More importantly I was known in Rome as an artist who held shows and participated in exhibitions. Here, after W’s stroke, I am just another carer trying to keep a greying toe hold in the workplace.

So, stung into action, I uploaded my latest works on the 247 Gallery website that I joined ages ago and never found the time to do anything. Then I entered works into a couple of art shows and updated my website.

And, happy day! one of my doomsday landscapes was accepted! Seascape red will be in the Hobson’s Bay Art Show from Friday 10 October to Sunday 12 October, and viewable online until 19 October. It’s for sale at $AU650

October art

A regular reminder of art I have seen…

Reko Rennie Rekospective, National Gallery of Victoria is a completely overwhelming exhibition in size, range of art from film to sculpture and paintings, colours that will blow your mind, and an uncompromising truth. Colonial settlers should find it uncomfortable.

If you’re in Naarm/Melbourne over the next couple of months go and see it. I’ll be going back.

Also at NGV, Bark Salon presents bark paintings in an academy salon hang which I found disconcerting and fascinating. Disconcerting because it’s such an obvious Western claiming, but fascinating because it was difficult to focus on one painting at a time – the hang had a very chattering effect. You were forced to stop and let the works wash over you, then take your time looking at ones that caught your eye. Another exhibition to revisit.

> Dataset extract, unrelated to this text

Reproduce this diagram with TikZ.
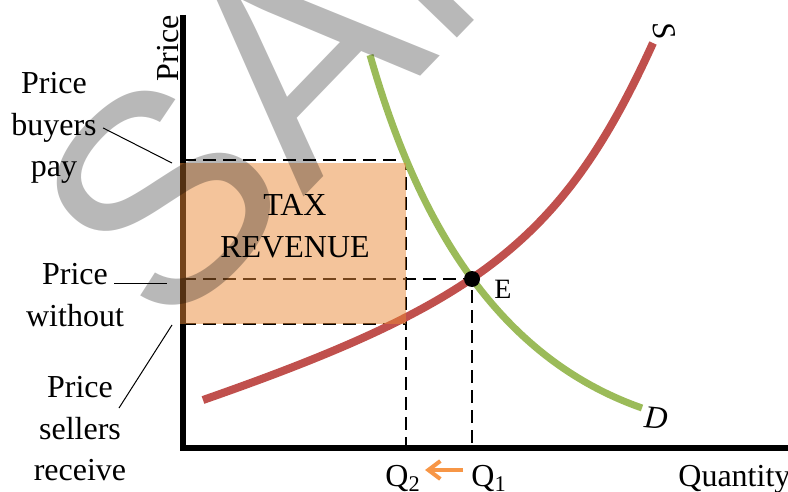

Finally, I’m lucky to work in a part of Naarm/Melbourne that has many small, private galleries so I often spent a restorative lunch break looking at art and discovering new artists. This week I went to see 2 new exhibitions that opened at the Australian Galleries – Danielle Creenaune’s Glimmers and August Carpenter’s hummadruz. Both monochromatic, both very textural but with quite different sensibilities.

No photos of these, I’m afraid – apart from the fact that I feel not right about taking photos in a private gallery, capturing monochromatic works is really difficult! They are spectacularly beautiful works and I encourage you to at least click through to the website, but as always the art is a thousand times better in person.

August Carpenter’s blacks are deep, warm and velvety – the works are strange and compelling, but inviting not alien. You want to keep looking, to touch and enter.

I found Danielle Creenaune’s works rather more accessible but just as intriguing in technique. I had not heard of mokulito before – a Japanese technique of using wood instead of stone to make lithographs. The wood grain adds texture and reminded me of John Wolseley’s and Dianne Fogwell’s work, although these are very different in subject matter. Very gestural, big strokes of black ink and like Carperter’s works, invite you to step into a different space and way of looking at the world.

to blog or not to blog?

Blogging isn’t as fashionable now as it was back in the 00’s. No one has time to read or to write in a considered way, apparently. Perhaps there was a good decade or more of oversharing too. But I was looking at my old blog textileseahorse and it seemed to me that it was a good way of recording life, snapshots of creative life and progress and how things have changed.

Back in 2014 I did a workshop where we encouraged to use colours we would usually avoid – to my 2024 surprise I nominated my now favourite colours of acid green, sour yellow and magenta. When did that happen?

I also take lots of photos – my Instagram feed is crammed with them. Photos of life, food, art, kids all pouring back for over a decade with no way of sorting them or finding a particular time (there may be, of course, but I have no idea).

There is my journal and I have lots of sketchbooks but they tend to be drawing focused or downloading whatever issue is oppressing me.

I want to remember unblogged special times like that June afternoon when we had a nap in the olive grove at Hadrian’s Villa (see? I had to get a screenshot from FB because the actual photos are buried somewhere in Dropbox)

So, perhaps a gentle return to blogging.